For complex programs, especially loops or recursive functions, direct verification is intractable. The verifier instead generates proof obligations—simpler logical conditions that, if proven, guarantee overall correctness. A central technique is finding loop invariants and function postconditions.

• An invariant is a property that holds before and after every loop iteration.
• The synthesizer or a dedicated invariant generator must discover these invariants automatically. Proving that a candidate invariant is correct becomes a series of SMT queries, reducing the infinite verification problem (checking all loop iterations) to a finite one.

SyGuS is a standardized framework that constrains the synthesis search space using a context-free grammar. This grammar defines the set of allowed programs (the syntax). The verification condition is a logical formula (the semantic specification). The SyGuS problem is: Find a program within the grammar that satisfies the logical formula. This separation is crucial for efficiency:

• The grammar provides structural, syntactic constraints.
• The SMT solver handles semantic, logical verification.
• The SyGuS competition drives advancements in solvers like CVC5 and EUSolver.

In deductive synthesis, the program is derived via a step-by-step proof process, making correctness a byproduct of construction. This is often enabled by rich type systems.

• Refinement Types (e.g., in Liquid Haskell) are types decorated with logical predicates (e.g., {v:Int | v > 0} for positive integers).
• Dependent Types (e.g., in Coq, Idris) allow types to depend on values. The synthesizer operates within a proof assistant. The developer provides a type signature that fully specifies the program's behavior, and the synthesizer (tactics, proof search) constructs a program term that inhabits that type, which is a machine-checked proof of correctness.

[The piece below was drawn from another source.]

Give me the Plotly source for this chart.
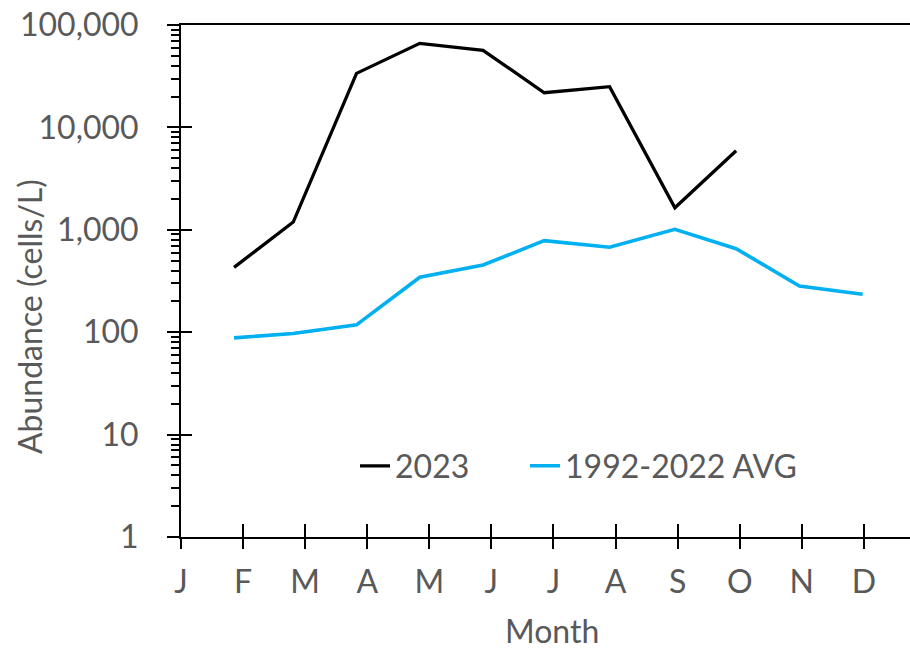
import plotly.graph_objects as go

# Monthly sampling positions (day of year) and abundances (cells/L)
sample_day = [26, 55, 86, 117, 148, 178, 210, 242, 272, 303, 334]
abund_2023 = [430, 1190, 33700, 66200, 56600, 21800, 25000, 1640, 5920]
abund_avg = [88, 97, 118, 344, 453, 783, 675, 1010, 654, 283, 235]

month_labels = ["J", "F", "M", "A", "M", "J", "J", "A", "S", "O", "N", "D"]
month_start = [i * 365 / 12 for i in range(12)]

FONT = "Lato"
GREY = "#595959"
FS = 32

x_range = [0, 357.2]
y_range = [0, 5]
major = [10 ** d for d in range(6)]
minor = [k * 10 ** d for d in range(5) for k in range(2, 10)]

fig = go.Figure()
fig.add_trace(go.Scatter(
    x=sample_day[:len(abund_2023)], y=abund_2023, name="2023",
    mode="lines", line=dict(color="#000000", width=3.3), legend="legend",
))
fig.add_trace(go.Scatter(
    x=sample_day[:len(abund_avg)], y=abund_avg, name="1992-2022 AVG",
    mode="lines", line=dict(color="#00B0F0", width=3.6), legend="legend2",
))
# empty trace that anchors the overlay axes used for inward tick marks
fig.add_trace(go.Scatter(x=[], y=[], xaxis="x2", yaxis="y2",
                         showlegend=False, hoverinfo="skip"))

legend_style = dict(
    orientation="h", yanchor="middle", xanchor="left", y=0.1387,
    font=dict(family=FONT, size=FS, color=GREY),
    bgcolor="rgba(0,0,0,0)", borderwidth=0,
)

fig.update_layout(
    width=910, height=652,
    margin=dict(l=181, r=0, t=25, b=115),
    paper_bgcolor="white", plot_bgcolor="white",
    font=dict(family=FONT, size=FS, color=GREY),
    showlegend=True,
    legend=dict(x=0.2387, **legend_style),
    legend2=dict(x=0.4719, **legend_style),
    xaxis=dict(
        range=x_range, tickvals=month_start, ticktext=month_labels,
        showgrid=False, zeroline=False,
        showline=True, linecolor="black", linewidth=2, mirror=True,
        ticks="outside", ticklen=10, tickwidth=2, tickcolor="black",
        tickfont=dict(family=FONT, size=FS, color=GREY),
        ticklabelstandoff=6,
    ),
    yaxis=dict(
        type="log", range=y_range, tickvals=major,
        ticktext=["1", "10", "100", "1,000", "10,000", "100,000"],
        showgrid=False, zeroline=False,
        showline=True, linecolor="black", linewidth=2,
        ticks="outside", ticklen=12, tickwidth=2, tickcolor="black",
        minor=dict(tickvals=minor, ticks="outside", ticklen=8,
                   tickwidth=2, tickcolor="black", showgrid=False),
        tickfont=dict(family=FONT, size=FS, color=GREY),
        ticklabelstandoff=22,
    ),
    xaxis2=dict(
        overlaying="x", range=x_range, tickvals=month_start,
        showticklabels=False, showgrid=False, zeroline=False, showline=False,
        ticks="inside", ticklen=13, tickwidth=2, tickcolor="black",
    ),
    yaxis2=dict(
        overlaying="y", type="log", range=y_range, tickvals=major,
        showticklabels=False, showgrid=False, zeroline=False, showline=False,
        ticks="inside", ticklen=11, tickwidth=2, tickcolor="black",
    ),
    annotations=[
        dict(text="Abundance (cells/L)", xref="paper", yref="paper",
             x=-0.2071, y=0.4297, xanchor="center", yanchor="middle",
             textangle=-90, showarrow=False,
             font=dict(family=FONT, size=FS, color=GREY)),
        dict(text="Month", xref="paper", yref="paper",
             x=0.5085, y=-0.2246, xanchor="center", yanchor="bottom",
             showarrow=False,
             font=dict(family=FONT, size=FS, color=GREY)),
    ],
)

fig.write_html("out.html")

A formal specification is a precise, mathematical description of a program's intended behavior, serving as the ground truth against which synthesis and verification are performed. It replaces ambiguous natural language requirements with unambiguously checkable logic.

• Types: Includes pre/post-conditions (Hoare logic), temporal logic (LTL, CTL for reactive systems), and input-output relations.
• Role: In correct-by-construction synthesis, the synthesizer's goal is to find any program that is a proof of the specification's satisfiability.
• Key Challenge: Writing complete and correct specifications is often as difficult as writing the program itself. Incomplete specs can lead to syntactically correct but semantically wrong programs.

Model checking is an automated technique for verifying whether a finite-state model of a system satisfies a formal specification, typically expressed in temporal logic. It exhaustively explores all possible system states.

• Contrast with Synthesis: Model checking verifies a given model. Reactive synthesis constructs a model (controller) that is guaranteed to satisfy the specification.
• Algorithmic Core: Uses techniques like symbolic model checking (with Binary Decision Diagrams) and bounded model checking (with SMT solvers).
• Application in Synthesis: Used within the Counterexample-Guided Inductive Synthesis (CEGIS) loop to find violations of the spec, which become counterexamples to guide the next synthesis iteration.

Hoare logic is a formal system for reasoning about the correctness of imperative programs. It uses triples of the form {P} C {Q}, meaning if precondition P holds before executing command C, then postcondition Q will hold afterward.

• Foundation for Proofs: Provides the rules (assignment, sequence, conditionals, loops) to construct formal proofs of program correctness.
• Connection to Synthesis: Deductive synthesis uses Hoare logic rules in reverse: given {P} ? {Q}, it derives a program C that satisfies the triple. Type-directed synthesis often builds on richer type systems inspired by Hoare logic.
• Automation: Automated theorem provers and SMT solvers are used to discharge the verification conditions generated by Hoare logic rules.

Theorem proving is the use of automated or interactive software tools to mechanically develop formal proofs that a mathematical statement (e.g., a program's correctness) is true. It provides the highest level of assurance.

• Interactive vs. Automated: Interactive Theorem Provers (ITPs) like Coq, Isabelle/HOL, and Lean require human guidance but can verify extremely complex properties. Automated Theorem Provers (ATPs) attempt to find proofs without human intervention.
• Role in Synthesis: In correct-by-construction paradigms, the synthesis process is often a proof-search process. The generated program is literally the constructive proof of the specification's realizability.
• Integration: Many synthesis frameworks (e.g., those in F*) produce proof obligations that are discharged by an integrated theorem prover or SMT solver.